Terza tesi: l’unità nella diversità, ovvero l’interdipendenza pacifica tra le nazioni, è possibile mediante la creazione di istituzioni federali sovranazionali. Il pensiero federalista non è ancora riconosciuto come una dottrina politica alla pari del liberalismo, della democrazia e del socialismo, perché tutti gli stati nazionali esistenti (USA, Canada, Australia, India, Svizzera, Germania, ecc.) hanno adottato il principio della sovranità nazionale nei rapporti internazionali, degradando così il federalismo a semplice dottrina del decentramento amministrativo. Anche l’Unione europea, pur avendo percorso un importante cammino verso il federalismo, è ancora incerta sulla sua identità politica. Eppure, il federalismo è la dottrina politica che insegna come sia conciliabile l’unità dei popoli nazionali con il rispetto della loro indipendenza, della democrazia e dei diritti e doveri di ogni popolo nei confronti degli altri membri dell’Unione. L’interdipendenza globale, economica e politica, genera inevitabilmente frizioni e conflitti se non è regolata da istituzioni sovranazionali. Uno stato federale sovrano, in un mondo di stati sovrani in lotta per la supremazia, finirà necessariamente per imporre un drastico accentramento di poteri oppur subirà gli allettamenti della politica, del “divide et impera”, accettando le esche che le altre potenze sovrane offriranno ai paesi membri per indebolirlo. L’UE può rifiutare questo dilemma.

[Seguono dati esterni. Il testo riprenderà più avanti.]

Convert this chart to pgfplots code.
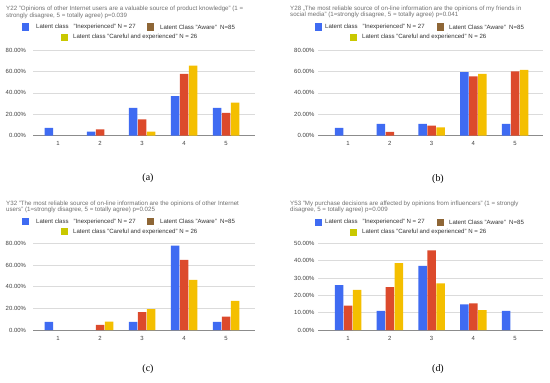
\documentclass[border=0pt]{standalone}
\usepackage{pgfplots}
\pgfplotsset{compat=1.18}
\usepackage{fontspec}
\setmainfont{Liberation Sans}
\newfontfamily\capfont{Liberation Serif}
\definecolor{cblue}{HTML}{3F6BF2}
\definecolor{cred}{HTML}{DC4A2C}
\definecolor{cyel}{HTML}{F4BF00}
\definecolor{lbrown}{HTML}{8E6636}
\definecolor{lyel}{HTML}{C9C800}
\definecolor{tgray}{HTML}{707070}
\pgfplotsset{panel/.style={
  scale only axis, ybar=0.5bp, bar width=8.5bp, ymin=0,
  axis x line*=bottom, axis y line*=left,
  y axis line style={draw=none}, x axis line style={draw=black!45, line width=0.7bp},
  tick style={draw=none}, major tick length=0pt,
  ymajorgrids, grid style={black!14, line width=0.5bp},
  xtick={1,2,3,4,5},
  /pgf/number format/assume math mode=true,
  ticklabel style={font=\fontsize{6}{7}\selectfont, text=black!75},
  xticklabel style={yshift=-2.5bp},
  clip=false,
}}
\newcommand{\ttl}[1]{{\fontsize{6.2}{7}\selectfont\color{tgray}#1}}
\newcommand{\lgd}[1]{{\fontsize{6.1}{7}\selectfont\color{black!80}#1}}
\begin{document}
\begin{tikzpicture}[x=1bp,y=1bp]
\path (0,0) rectangle (550,382);
% ---------- (a)
\begin{axis}[panel, at={(33bp,246.3bp)}, anchor=south west, width=222bp, height=85.7bp,
  xmin=0.405, xmax=5.69, ymax=80, ytick={0,20,40,60,80},
  yticklabels={0.00\%,20.00\%,40.00\%,60.00\%,80.00\%}, yticklabel style={xshift=-3.5bp}]
\addplot[fill=cblue, draw=none] coordinates {(1,7.4) (2,3.7) (3,25.9) (4,37.0) (5,25.9)};
\addplot[fill=cred, draw=none] coordinates {(2,5.9) (3,15.3) (4,57.6) (5,21.2)};
\addplot[fill=cyel, draw=none] coordinates {(3,3.85) (4,65.4) (5,30.8)};
\end{axis}
% ---------- (b)
\begin{axis}[panel, at={(318bp,246.3bp)}, anchor=south west, width=225bp, height=85.7bp,
  xmin=0.28, xmax=5.67, ymax=80, ytick={0,20,40,60,80},
  yticklabels={0.00\%,20.00\%,40.00\%,60.00\%,80.00\%}, yticklabel style={xshift=0bp}]
\addplot[fill=cblue, draw=none] coordinates {(1,7.4) (2,11.1) (3,11.1) (4,59.3) (5,11.1)};
\addplot[fill=cred, draw=none] coordinates {(2,3.5) (3,9.4) (4,55.3) (5,60.0)};
\addplot[fill=cyel, draw=none] coordinates {(3,7.7) (4,57.7) (5,61.5)};
\end{axis}
% ---------- (c)
\begin{axis}[panel, at={(33bp,52bp)}, anchor=south west, width=222bp, height=86.7bp,
  xmin=0.405, xmax=5.69, ymax=80, ytick={0,20,40,60,80},
  yticklabels={0.00\%,20.00\%,40.00\%,60.00\%,80.00\%}, yticklabel style={xshift=-3.5bp}]
\addplot[fill=cblue, draw=none] coordinates {(1,7.4) (3,7.4) (4,77.8) (5,7.4)};
\addplot[fill=cred, draw=none] coordinates {(2,4.7) (3,16.5) (4,64.7) (5,12.4)};
\addplot[fill=cyel, draw=none] coordinates {(2,7.7) (3,19.2) (4,46.2) (5,26.9)};
\end{axis}
% ---------- (d)
\begin{axis}[panel, at={(318bp,52bp)}, anchor=south west, width=225bp, height=86.7bp,
  xmin=0.28, xmax=5.67, ymax=50, ytick={0,10,20,30,40,50},
  yticklabels={0.00\%,10.00\%,20.00\%,30.00\%,40.00\%,50.00\%}, yticklabel style={xshift=0bp}]
\addplot[fill=cblue, draw=none] coordinates {(1,25.9) (2,11.1) (3,37.0) (4,14.8) (5,11.1)};
\addplot[fill=cred, draw=none] coordinates {(1,14.1) (2,24.7) (3,45.9) (4,15.3)};
\addplot[fill=cyel, draw=none] coordinates {(1,23.1) (2,38.5) (3,26.9) (4,11.5)};
\end{axis}
% ---------- titles
\node[anchor=west, inner sep=0] at (6,373) {\ttl{Y22 "Opinions of other Internet users are a valuable source of product knowledge" (1 =}};
\node[anchor=west, inner sep=0] at (6,366.5) {\ttl{strongly disagree, 5 = totally agree) p=0.039}};
\node[anchor=west, inner sep=0] at (290,373) {\ttl{Y28 „The most reliable source of on-line information are the opinions of my friends in}};
\node[anchor=west, inner sep=0] at (290,367) {\ttl{social media" (1=strongly disagree, 5 = totally agree) p=0.041}};
\node[anchor=west, inner sep=0] at (6,178.5) {\ttl{Y32 "The most reliable source of on-line information are the opinions of other Internet}};
\node[anchor=west, inner sep=0] at (6,172.5) {\ttl{users" (1=strongly disagree, 5 = totally agree) p=0.025}};
\node[anchor=west, inner sep=0] at (290,178.5) {\ttl{Y53 "My purchase decisions are affected by opinions from influencers" (1 = strongly}};
\node[anchor=west, inner sep=0] at (290,172.5) {\ttl{disagree, 5 = totally agree) p=0.009}};
% ---------- legends (a)
\fill[cblue] (21.5,351.5) rectangle +(7,7);
\node[anchor=west, inner sep=0] at (36,355) {\lgd{Latent class\ \ \ "Inexperienced" N = 27}};
\fill[lbrown] (146.5,351.5) rectangle +(7,7);
\node[anchor=west, inner sep=0] at (160,355) {\lgd{Latent Class "Aware"\ \ N=85}};
\fill[lyel] (60.5,341.5) rectangle +(7,7);
\node[anchor=west, inner sep=0] at (73,345) {\lgd{Latent class "Careful and experienced" N = 26}};
% (b)
\fill[cblue] (314.5,351.5) rectangle +(7,7);
\node[anchor=west, inner sep=0] at (325,355) {\lgd{Latent class\ \ \ "Inexperienced" N = 27}};
\fill[lbrown] (436.5,351.5) rectangle +(7,7);
\node[anchor=west, inner sep=0] at (449,355) {\lgd{Latent Class "Aware"\ \ N=85}};
\fill[lyel] (349.5,341.5) rectangle +(7,7);
\node[anchor=west, inner sep=0] at (362,345) {\lgd{Latent class "Careful and experienced" N = 26}};
% (c)
\fill[cblue] (21.5,156.8) rectangle +(7,7);
\node[anchor=west, inner sep=0] at (36,160.3) {\lgd{Latent class\ \ \ "Inexperienced" N = 27}};
\fill[lbrown] (146.5,156.8) rectangle +(7,7);
\node[anchor=west, inner sep=0] at (160,160.3) {\lgd{Latent Class "Aware"\ \ N=85}};
\fill[lyel] (60.5,146.8) rectangle +(7,7);
\node[anchor=west, inner sep=0] at (73,150.3) {\lgd{Latent class "Careful and experienced" N = 26}};
% (d)
\fill[cblue] (314.5,156.2) rectangle +(7,7);
\node[anchor=west, inner sep=0] at (325,159.7) {\lgd{Latent class\ \ \ "Inexperienced" N = 27}};
\fill[lbrown] (436.5,156.2) rectangle +(7,7);
\node[anchor=west, inner sep=0] at (449,159.7) {\lgd{Latent Class "Aware"\ \ N=85}};
\fill[lyel] (349.5,146.2) rectangle +(7,7);
\node[anchor=west, inner sep=0] at (362,149.7) {\lgd{Latent class "Careful and experienced" N = 26}};
% ---------- sub-captions
\node at (148,204) {\capfont\fontsize{10}{11}\selectfont (a)};
\node at (438,203) {\capfont\fontsize{10}{11}\selectfont (b)};
\node at (148,13) {\capfont\fontsize{10}{11}\selectfont (c)};
\node at (438,13) {\capfont\fontsize{10}{11}\selectfont (d)};
\end{tikzpicture}
\end{document}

Quarta tesi: l’Unione europea, una federazione in formazione, è un debole potere internazionale ma può prendere l’iniziativa per un nuovo ordine mondiale fondato sul multilateralismo. L’Unione europea se vuole sopravvivere in un mondo in cui le grandi potenze stanno disgregando le istituzioni del vecchio ordine internazionale post-bellico, deve dotarsi delle istituzioni necessarie per agire come attore internazionale. Lo può già fare grazie alla moneta unica e alla forza del mercato interno. Potrà agire anche con maggiore efficacia se riuscirà a dotarsi di una difesa europea. Tuttavia, la sua principale “forza” risiede nel soft power consistente nel suo modello federale di integrazione, in particolare nell’istituzione della cittadinanza europea, il primo esempio nella storia di cittadinanza sovranazionale. La cittadinanza sovranazionale mostra che alcuni popoli nazionali, un tempo nemici, hanno deciso di accantonare ogni ostilità per convivere pacificamente, grazie a leggi, doveri e diritti condivisi. La politica estera dell’Unione europea può svilupparsi in più direzioni per estendere il modello della convivenza pacifica fra popoli sia nelle regioni e nei continenti più vicini, sia nel più vasto sistema internazionale.

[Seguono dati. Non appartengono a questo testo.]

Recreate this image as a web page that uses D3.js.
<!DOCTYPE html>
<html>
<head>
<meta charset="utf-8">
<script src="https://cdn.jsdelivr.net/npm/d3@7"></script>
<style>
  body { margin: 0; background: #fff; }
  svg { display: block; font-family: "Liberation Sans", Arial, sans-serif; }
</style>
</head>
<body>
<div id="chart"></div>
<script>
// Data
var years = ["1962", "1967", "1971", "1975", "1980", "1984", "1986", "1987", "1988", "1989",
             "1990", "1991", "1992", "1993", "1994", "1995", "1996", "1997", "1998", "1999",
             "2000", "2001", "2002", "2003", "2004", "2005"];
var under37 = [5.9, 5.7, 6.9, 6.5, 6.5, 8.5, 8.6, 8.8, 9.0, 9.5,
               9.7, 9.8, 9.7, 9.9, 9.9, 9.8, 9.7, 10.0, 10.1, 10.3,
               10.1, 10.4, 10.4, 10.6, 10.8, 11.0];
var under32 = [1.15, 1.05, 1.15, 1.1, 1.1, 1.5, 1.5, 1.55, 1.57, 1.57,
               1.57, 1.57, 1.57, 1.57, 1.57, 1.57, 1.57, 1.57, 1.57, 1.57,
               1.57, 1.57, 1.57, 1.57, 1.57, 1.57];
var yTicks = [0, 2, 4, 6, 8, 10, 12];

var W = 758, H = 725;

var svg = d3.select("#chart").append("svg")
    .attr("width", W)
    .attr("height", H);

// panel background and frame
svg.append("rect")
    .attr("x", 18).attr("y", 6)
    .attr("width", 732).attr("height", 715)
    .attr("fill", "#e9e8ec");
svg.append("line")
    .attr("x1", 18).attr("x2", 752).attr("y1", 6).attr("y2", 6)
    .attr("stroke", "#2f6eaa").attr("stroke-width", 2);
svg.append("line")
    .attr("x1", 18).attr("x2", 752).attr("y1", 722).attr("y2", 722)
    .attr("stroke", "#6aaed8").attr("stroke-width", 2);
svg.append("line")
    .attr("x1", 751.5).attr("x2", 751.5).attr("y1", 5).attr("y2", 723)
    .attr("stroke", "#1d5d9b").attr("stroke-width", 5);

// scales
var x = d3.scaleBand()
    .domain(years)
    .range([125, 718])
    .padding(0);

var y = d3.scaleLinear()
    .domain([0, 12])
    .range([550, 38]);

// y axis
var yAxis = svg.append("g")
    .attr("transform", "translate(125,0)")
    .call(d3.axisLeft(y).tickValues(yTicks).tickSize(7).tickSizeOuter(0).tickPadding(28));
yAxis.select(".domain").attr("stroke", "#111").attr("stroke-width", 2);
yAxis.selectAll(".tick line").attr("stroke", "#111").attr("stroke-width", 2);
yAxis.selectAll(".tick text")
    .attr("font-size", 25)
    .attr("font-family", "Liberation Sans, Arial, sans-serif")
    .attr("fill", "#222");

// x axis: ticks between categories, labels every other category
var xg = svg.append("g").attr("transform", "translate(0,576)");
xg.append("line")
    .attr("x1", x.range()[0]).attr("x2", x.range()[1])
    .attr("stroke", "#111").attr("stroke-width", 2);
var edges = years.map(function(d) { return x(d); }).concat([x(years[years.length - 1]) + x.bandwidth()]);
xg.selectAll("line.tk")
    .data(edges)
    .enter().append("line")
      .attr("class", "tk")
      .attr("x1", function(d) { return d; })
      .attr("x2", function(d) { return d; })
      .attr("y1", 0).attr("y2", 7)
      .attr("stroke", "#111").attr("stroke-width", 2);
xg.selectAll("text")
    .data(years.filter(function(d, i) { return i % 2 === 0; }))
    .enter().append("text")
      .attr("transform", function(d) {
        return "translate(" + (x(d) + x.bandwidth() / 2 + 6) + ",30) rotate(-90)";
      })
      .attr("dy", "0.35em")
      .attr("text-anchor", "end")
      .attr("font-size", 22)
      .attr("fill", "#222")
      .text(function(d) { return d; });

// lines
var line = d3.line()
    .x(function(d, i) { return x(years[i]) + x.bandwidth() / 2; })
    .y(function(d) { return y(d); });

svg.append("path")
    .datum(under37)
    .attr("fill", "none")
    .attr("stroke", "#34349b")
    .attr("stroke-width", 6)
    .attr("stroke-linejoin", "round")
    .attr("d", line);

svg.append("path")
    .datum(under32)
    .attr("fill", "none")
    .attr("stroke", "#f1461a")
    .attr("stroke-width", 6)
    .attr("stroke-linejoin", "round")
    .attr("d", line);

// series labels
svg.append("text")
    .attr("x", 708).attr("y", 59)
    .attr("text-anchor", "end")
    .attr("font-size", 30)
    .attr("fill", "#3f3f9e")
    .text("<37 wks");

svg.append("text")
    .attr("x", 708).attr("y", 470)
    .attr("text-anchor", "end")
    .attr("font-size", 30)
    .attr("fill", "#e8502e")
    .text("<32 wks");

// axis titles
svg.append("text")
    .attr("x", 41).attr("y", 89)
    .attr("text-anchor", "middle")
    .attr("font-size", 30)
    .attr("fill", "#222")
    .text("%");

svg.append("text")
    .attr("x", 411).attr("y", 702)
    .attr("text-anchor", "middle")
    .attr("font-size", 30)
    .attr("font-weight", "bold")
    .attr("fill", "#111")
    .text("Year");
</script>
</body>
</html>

Le proposte specifiche per lo sviluppo della politica estera europea, sino alla creazione di una cittadinanza cosmopolitica, è il compito che gli amici di The Ventotene Lighthouse si sono proposti. È la politica estera europea il motore costituente per il consolidamento di un governo federale europeo. Se “propositori” e ”esecutori” agiranno uniti, il federalismo diventerà il pensiero politico dominante del XXI secolo.

Ringrazio Eurobull per la cortese ospitalità e mi congratulo con la sua Redazione per l’eccellente lavoro di diffusione delle proposte e delle idee sul futuro dell’Europa e del federalismo.